En el otro extremo del espectro se
sitúa la doctora Grace Augustine, la xenobotánica de la película
Avatar e investigadora de la foresta de Pandora, una luna del
planeta Polifemo. Esta científica y ecologista se enfrenta a una
empresa privada que quiere aniquilar a los na’vi, para extraer
el unobtainium, un mineral carísimo con propiedades
superconductoras. Al margen de la proximidad en el espacio y en el
tiempo de este expolio, la doctora Grace encarna el perfil del
científico/a idealista (rara avis), por su compromiso hasta la
muerte con la biodiversidad y con los pueblos oprimidos.
Con un espíritu también comprometido,
pero abierto a nuevos territorios físicos e intelectuales, se
desenvuelve en el mundo virtual el aventurero Alexander Hartdegen,
protagonista de la película La Máquina del Tiempo. El Dr.

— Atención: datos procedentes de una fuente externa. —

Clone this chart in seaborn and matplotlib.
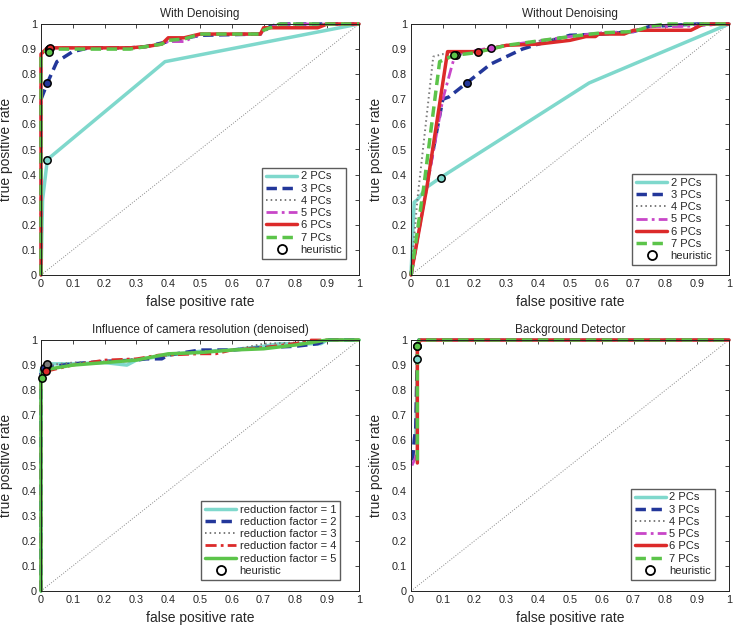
import matplotlib
matplotlib.use('Agg')
import matplotlib.pyplot as plt
from matplotlib.lines import Line2D
import seaborn as sns

sns.set_style('white')
plt.rcParams['font.family'] = ['Liberation Sans', 'DejaVu Sans']

# --- panel 1: with denoising ---
den_x = {
    '2 PCs': [0, 0.005, 0.02, 0.39, 1],
    '3 PCs': [0, 0, 0.02, 0.05, 0.1, 0.15, 0.28, 0.33, 0.4, 0.5, 0.69, 0.72, 0.75, 1],
    '4 PCs': [0, 0, 0.02, 0.28, 0.33, 0.38, 0.4, 0.45, 0.5, 0.69, 0.7, 0.75, 1],
    '5 PCs': [0, 0, 0.02, 0.28, 0.33, 0.38, 0.4, 0.45, 0.5, 0.69, 0.7, 0.75, 1],
    '6 PCs': [0, 0, 0.02, 0.28, 0.33, 0.38, 0.4, 0.45, 0.5, 0.69, 0.7, 0.87, 0.9, 1],
    '7 PCs': [0, 0, 0.02, 0.28, 0.33, 0.38, 0.4, 0.45, 0.5, 0.69, 0.7, 0.75, 1],
}
den_y = {
    '2 PCs': [0, 0.3, 0.46, 0.85, 1],
    '3 PCs': [0, 0.7, 0.765, 0.85, 0.89, 0.905, 0.905, 0.91, 0.93, 0.955, 0.96, 0.99, 1, 1],
    '4 PCs': [0, 0.88, 0.905, 0.905, 0.91, 0.92, 0.93, 0.94, 0.96, 0.96, 0.975, 1, 1],
    '5 PCs': [0, 0.88, 0.905, 0.905, 0.91, 0.92, 0.93, 0.93, 0.96, 0.96, 0.975, 1, 1],
    '6 PCs': [0, 0.88, 0.905, 0.905, 0.91, 0.92, 0.945, 0.945, 0.96, 0.96, 0.985, 0.985, 1, 1],
    '7 PCs': [0, 0.87, 0.9, 0.9, 0.91, 0.92, 0.935, 0.94, 0.96, 0.96, 0.975, 1, 1],
}
den_heur = {'2 PCs': (0.02, 0.46), '3 PCs': (0.02, 0.765), '4 PCs': (0.025, 0.9),
            '5 PCs': (0.025, 0.9), '6 PCs': (0.027, 0.905), '7 PCs': (0.025, 0.89)}

# --- panel 2: without denoising ---
raw_x = {
    '2 PCs': [0, 0.01, 0.02, 0.05, 0.093, 0.3, 0.56, 0.7, 1],
    '3 PCs': [0, 0.04, 0.1, 0.12, 0.175, 0.25, 0.35, 0.4, 0.5, 0.6, 0.7, 0.75, 0.9, 1],
    '4 PCs': [0, 0.02, 0.07, 0.1, 0.14, 0.2, 0.3, 0.5, 0.6, 0.7, 0.75, 0.85, 1],
    '5 PCs': [0, 0.05, 0.1, 0.13, 0.14, 0.25, 0.3, 0.5, 0.6, 0.7, 0.75, 0.85, 1],
    '6 PCs': [0, 0.05, 0.115, 0.21, 0.3, 0.4, 0.5, 0.55, 0.58, 0.59, 0.67, 0.7, 0.88, 0.92, 1],
    '7 PCs': [0, 0.04, 0.09, 0.135, 0.2, 0.3, 0.5, 0.6, 0.7, 0.75, 0.8, 1],
}
raw_y = {
    '2 PCs': [0, 0.29, 0.3, 0.35, 0.388, 0.555, 0.765, 0.84, 1],
    '3 PCs': [0, 0.3, 0.7, 0.71, 0.765, 0.84, 0.9, 0.92, 0.955, 0.96, 0.97, 0.99, 1, 1],
    '4 PCs': [0, 0.3, 0.87, 0.88, 0.875, 0.885, 0.915, 0.95, 0.965, 0.97, 0.99, 1, 1],
    '5 PCs': [0, 0.35, 0.7, 0.84, 0.88, 0.905, 0.915, 0.95, 0.965, 0.97, 0.99, 0.99, 1],
    '6 PCs': [0, 0.35, 0.89, 0.89, 0.915, 0.92, 0.935, 0.95, 0.95, 0.96, 0.96, 0.975, 0.975, 1, 1],
    '7 PCs': [0, 0.35, 0.85, 0.875, 0.885, 0.915, 0.95, 0.965, 0.97, 0.99, 1, 1],
}
raw_heur = {'2 PCs': (0.093, 0.388), '3 PCs': (0.175, 0.765), '4 PCs': (0.14, 0.875),
            '5 PCs': (0.25, 0.905), '6 PCs': (0.21, 0.89), '7 PCs': (0.135, 0.875)}

# --- panel 3: camera resolution ---
res_labels = ['reduction factor = 1', 'reduction factor = 2', 'reduction factor = 3',
              'reduction factor = 4', 'reduction factor = 5']
res_x = {
    res_labels[0]: [0, 0, 0.02, 0.1, 0.2, 0.27, 0.3, 0.4, 0.5, 0.6, 0.7, 0.75, 0.88, 0.9, 1],
    res_labels[1]: [0, 0, 0.01, 0.1, 0.2, 0.3, 0.33, 0.38, 0.4, 0.5, 0.6, 0.7, 0.8, 0.87, 0.9, 1],
    res_labels[2]: [0, 0, 0.02, 0.1, 0.2, 0.3, 0.4, 0.5, 0.6, 0.68, 0.7, 0.8, 0.9, 1],
    res_labels[3]: [0, 0, 0.015, 0.1, 0.2, 0.3, 0.37, 0.4, 0.5, 0.55, 0.6, 0.7, 0.82, 0.85, 0.9, 1],
    res_labels[4]: [0, 0, 0.005, 0.1, 0.2, 0.3, 0.4, 0.5, 0.6, 0.7, 0.8, 0.9, 1],
}
res_y = {
    res_labels[0]: [0, 0.88, 0.905, 0.905, 0.91, 0.9, 0.92, 0.94, 0.955, 0.96, 0.975, 0.985, 0.985, 1, 1],
    res_labels[1]: [0, 0.87, 0.89, 0.905, 0.915, 0.92, 0.925, 0.925, 0.94, 0.96, 0.96, 0.97, 0.975, 0.985, 1, 1],
    res_labels[2]: [0, 0.88, 0.9, 0.91, 0.915, 0.925, 0.94, 0.955, 0.96, 0.98, 0.985, 0.99, 1, 1],
    res_labels[3]: [0, 0.86, 0.875, 0.9, 0.92, 0.925, 0.94, 0.94, 0.945, 0.945, 0.96, 0.97, 0.99, 1, 1, 1],
    res_labels[4]: [0, 0.85, 0.88, 0.9, 0.91, 0.92, 0.945, 0.95, 0.96, 0.965, 0.98, 1, 1],
}
res_heur = {res_labels[0]: (0.02, 0.9), res_labels[1]: (0.01, 0.89), res_labels[2]: (0.02, 0.905),
            res_labels[3]: (0.015, 0.875), res_labels[4]: (0.004, 0.85)}

# --- panel 4: background detector ---
bg_x = {
    '2 PCs': [0.015, 0.02, 0.02, 0.025, 1],
    '3 PCs': [0.005, 0.01, 0.015, 0.02, 0.025, 1],
    '4 PCs': [0.01, 0.02, 0.02, 0.03, 1],
    '5 PCs': [0.003, 0.01, 0.02, 0.02, 0.03, 1],
    '6 PCs': [0.02, 0.02, 0.03, 1],
    '7 PCs': [0.02, 0.02, 0.025, 1],
}
bg_y = {
    '2 PCs': [0.6, 0.9, 0.975, 1, 1],
    '3 PCs': [0.52, 0.6, 0.65, 0.97, 1, 1],
    '4 PCs': [0.52, 0.55, 0.98, 1, 1],
    '5 PCs': [0.5, 0.52, 0.55, 0.98, 1, 1],
    '6 PCs': [0.51, 0.98, 1, 1],
    '7 PCs': [0.52, 0.975, 1, 1],
}
bg_heur = {'2 PCs': (0.02, 0.925), '6 PCs': (0.02, 0.975), '7 PCs': (0.02, 0.975)}

pc_colors = ['#7fd8cc', '#23379a', '#7a7a7a', '#c846c8', '#dc2a2a', '#5cc44a']
pc_styles = ['-', (0, (3, 1.6)), (0, (0.8, 1.6)), (0, (4, 1.5, 1, 1.5)), '-', (0, (3, 1.6))]
pc_widths = [2.5, 2.5, 1.4, 2.0, 2.5, 2.5]
res_colors = ['#7fd8cc', '#23379a', '#7a7a7a', '#dc2a2a', '#5cc44a']
res_styles = ['-', (0, (3, 1.6)), (0, (0.8, 1.6)), (0, (4, 1.5, 1, 1.5)), '-']
res_widths = [2.5, 2.5, 1.4, 2.0, 2.5]


def draw_panel(ax, xs, ys, heur, colors, styles, widths, title, leg_anchor):
    ax.plot([0, 1], [0, 1], ls=':', color='#888888', lw=0.7)
    handles = []
    for i, name in enumerate(xs):
        sns.lineplot(x=xs[name], y=ys[name], sort=False, estimator=None, ax=ax,
                     color=colors[i], linestyle=styles[i], lw=widths[i], clip_on=False)
        handles.append(Line2D([], [], color=colors[i], ls=styles[i], lw=widths[i], label=name))
    for i, name in enumerate(xs):
        if name in heur:
            hx, hy = heur[name]
            ax.scatter([hx], [hy], s=28, facecolor=colors[i], edgecolor='black', lw=1.1,
                       zorder=5, clip_on=False)
    handles.append(Line2D([], [], ls='none', marker='o', mfc='none', mec='black', ms=6.5, mew=1.3,
                          label='heuristic'))
    leg = ax.legend(handles=handles, loc='lower right', bbox_to_anchor=leg_anchor, fontsize=8,
                    frameon=True, fancybox=False, edgecolor='#333333', handlelength=2.8,
                    handletextpad=0.3, labelspacing=0.2, borderpad=0.35, borderaxespad=0)
    leg.set_zorder(10)
    ax.set_xlim(0, 1)
    ax.set_ylim(0, 1)
    ticks = [0, 0.1, 0.2, 0.3, 0.4, 0.5, 0.6, 0.7, 0.8, 0.9, 1]
    labels = ['0', '0.1', '0.2', '0.3', '0.4', '0.5', '0.6', '0.7', '0.8', '0.9', '1']
    ax.set_xticks(ticks)
    ax.set_xticklabels(labels)
    ax.set_yticks(ticks)
    ax.set_yticklabels(labels)
    ax.tick_params(direction='in', top=True, right=True, length=3, width=0.6,
                   labelsize=7.8, pad=3)
    for s in ax.spines.values():
        s.set_color('#222222')
        s.set_linewidth(0.7)
    ax.set_title(title, fontsize=8.5, pad=5)
    ax.set_xlabel('false positive rate', fontsize=10, labelpad=4)
    ax.set_ylabel('true positive rate', fontsize=10, labelpad=6)


fig = plt.figure(figsize=(7.37, 6.25), dpi=100)
w, h = 318 / 737, 251 / 625
ax1 = fig.add_axes([41 / 737, 350 / 625, w, h])
ax2 = fig.add_axes([411 / 737, 350 / 625, w, h])
ax3 = fig.add_axes([41 / 737, 34 / 625, w, h])
ax4 = fig.add_axes([411 / 737, 34 / 625, w, h])

draw_panel(ax1, den_x, den_y, den_heur, pc_colors, pc_styles, pc_widths, 'With Denoising', (0.96, 0.065))
draw_panel(ax2, raw_x, raw_y, raw_heur, pc_colors, pc_styles, pc_widths, 'Without Denoising', (0.96, 0.04))
draw_panel(ax3, res_x, res_y, res_heur, res_colors, res_styles, res_widths,
           'Influence of camera resolution (denoised)', (0.94, 0.045))
draw_panel(ax4, bg_x, bg_y, bg_heur, pc_colors, pc_styles, pc_widths, 'Background Detector', (0.955, 0.045))

fig.savefig('out.png', dpi=100)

Hartdegen, tras viajar repetidamente al pasado para salvar
infructuosamente a su prometida, se lanza 800.000 años hacia el futuro,
donde encuentra una Humanidad degenerada y en conflicto, dividida en
morlocks (cazadores subterráneos) y eloi (sus presas). La
película termina con la destrucción de los depredadores y la
recuperación de la Humanidad gracias a un holograma que el viajero del
tiempo recupera en algún momento de su periplo espacio-temporal.

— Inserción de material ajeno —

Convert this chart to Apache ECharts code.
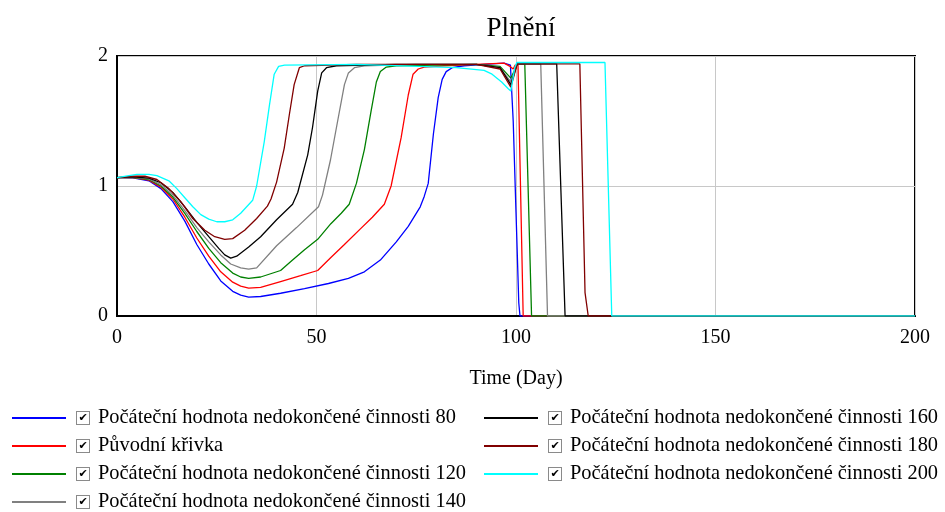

Sebastián Caine es el Hombre sin
sombra. Ha descubierto el modo de convertir en invisible la materia
viva y no tiene escrúpulos a la hora de dar un paso más y probarlo
consigo mismo. Sólo tiene un ideal: La Ciencia. Y todo lo demás, incluso
su propia vida, queda supeditado a este fin. Es, además, un personaje
frío, calculador y carente de empatía. Personifica al científico
romántico (que no sentimental), entregado en cuerpo y alma al
conocimiento, pero no a los demás.
Todo lo contrario del científico
desvalido, cuyas metas son más nobles, pero arriesgadas e
irresponsables. Como no puede ser de otra manera, sus proyectos
terminan en catástrofe. Encuadramos en esta clase al Doctor Octopus, de
Spiderman II, quien descubre la forma de controlar el poder del
sol en sus propias manos, mientras el invento se apodera de su mente.

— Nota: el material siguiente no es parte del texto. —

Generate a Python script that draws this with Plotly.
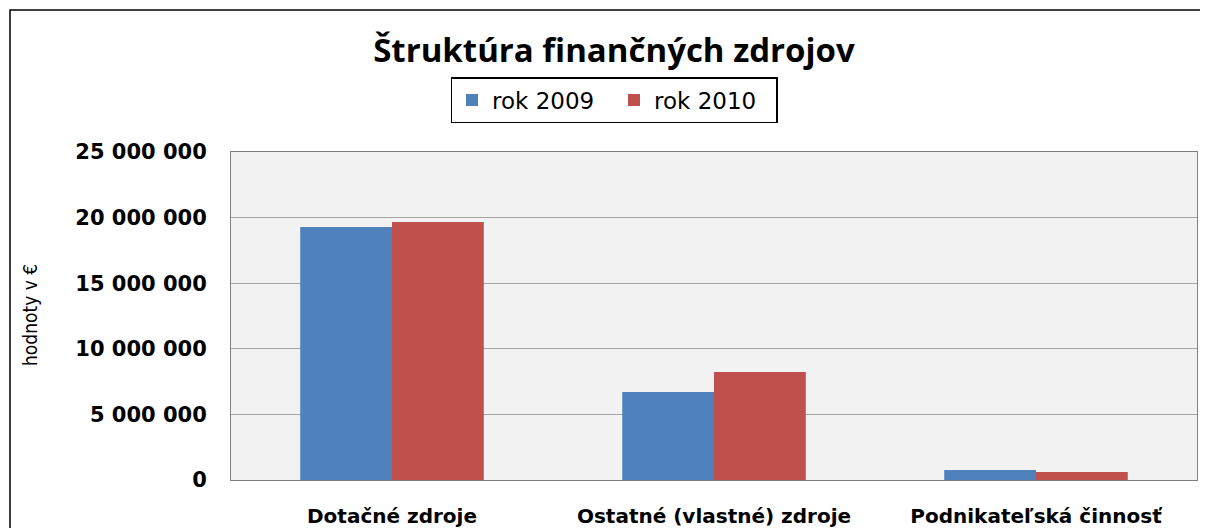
import plotly.graph_objects as go

categories = ["Dotačné zdroje", "Ostatné (vlastné) zdroje", "Podnikateľská činnosť"]
rok_2009 = [19280000, 6710000, 760000]
rok_2010 = [19660000, 8230000, 610000]
tick_vals = [0, 5000000, 10000000, 15000000, 20000000, 25000000]
tick_text = ["0", "5 000 000", "10 000 000", "15 000 000", "20 000 000", "25 000 000"]

# the page body adds an 8px offset; geometry below is in figure coordinates
W, H = 1200, 520
L, R, T, B = 223, 1189, 144, 472
pw, ph = R - L, B - T

def px(x):
    return (x - L) / pw

def py(y):
    return (B - y) / ph

fig = go.Figure()
fig.add_trace(go.Bar(name="rok 2009", x=categories, y=rok_2009, marker_color="#4f81bd", marker_line_width=0))
fig.add_trace(go.Bar(name="rok 2010", x=categories, y=rok_2010, marker_color="#c0504d", marker_line_width=0))

fig.update_layout(
    width=W, height=H,
    margin=dict(l=L, r=W - R, t=T, b=H - B, autoexpand=False),
    paper_bgcolor="white",
    plot_bgcolor="#f2f2f2",
    barmode="group",
    bargap=0.43,
    bargroupgap=0,
    title=dict(text="<b>Štruktúra finančných zdrojov</b>", x=606 / W, y=1 - 42 / H,
               xanchor="center", yanchor="middle",
               font=dict(family="Open Sans", size=33, color="black")),
    legend=dict(orientation="h", x=px(606), y=py(92), xanchor="center", yanchor="middle",
                bordercolor="black", borderwidth=1.5, bgcolor="white",
                font=dict(family="DejaVu Sans", size=23, color="black"),
                itemwidth=30, traceorder="normal",
                entrywidth=117, entrywidthmode="pixels"),
    showlegend=True,
    font=dict(family="DejaVu Sans", color="black"),
)

fig.update_yaxes(range=[0, 25000000], tickvals=tick_vals, ticktext=tick_text,
                 tickfont=dict(family="DejaVu Sans", size=21, color="black", weight="bold"),
                 showgrid=True, gridcolor="#a6a6a6", gridwidth=1,
                 showline=True, linecolor="#7f7f7f", linewidth=1, mirror=True,
                 ticks="", ticklabelstandoff=19, zeroline=False, automargin=False)
fig.update_xaxes(tickfont=dict(family="DejaVu Sans", size=20, color="black", weight="bold"),
                 showline=True, linecolor="#7f7f7f", linewidth=1, mirror=True,
                 ticks="", ticklabelstandoff=18, automargin=False)

fig.add_annotation(text="hodnoty v €", xref="paper", yref="paper", x=px(22), y=py(307),
                   textangle=-90, showarrow=False, xanchor="center", yanchor="middle",
                   font=dict(family="DejaVu Sans Condensed", size=19, color="black"))

fig.add_shape(type="rect", xref="paper", yref="paper",
              x0=px(2), x1=px(1199), y0=py(540), y1=py(2),
              line=dict(color="black", width=1.5), fillcolor="rgba(0,0,0,0)", layer="below")

fig.write_html("out.html")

Esto le convierte en un ser maquiavélico y en el peligro número uno para
la ciudad de Nueva York, a la que sólo puede salvar el hombre araña.
He dejado para el final al paradigma
del científico cinematográfico por excelencia; una caricatura devaluada
del mismísimo Einstein: El “típico” profesor chiflado y despistado, sin
responsabilidades familiares, motivo de burla para propios y extraños.
Así es Philip Brainard, personaje estelar de la película Flubber
e inventor de un material verdoso, energético y cuasi vivo, que se
desplaza a velocidades supersónicas.
¿Influye negativamente en el
espectador/a esta imagen tan distorsionada de los científicos y de la
Ciencia? No estoy seguro. Los estudios realizados con escolares
sugieren que sí. Respecto a los adultos, mi opinión oscila entre un sí
rotundo, basado en la carencia general de cultura científica y un no
relativo, si suponemos que con la edad mejoramos nuestra capacidad para
discernir con claridad la ficción cinematográfica, de ese mundo
tangible por el que transcurre nuestra existencia.
Los/as cineastas nos mostrarán siempre
personajes en los que cualquier parecido con la realidad es pura
coincidencia (ésta es la grandeza del séptimo arte). Por tanto, si
la sociedad reclama ciudadanos/as con actitudes favorables hacia el
progreso científico, tenemos que poner en marcha, y lo digo por enésima
vez, una adecuada educación científica que contribuya a meter la
cinta de sueños de Orson Welles, en la cintura de los límites
de la realidad con la que bregamos todos los días.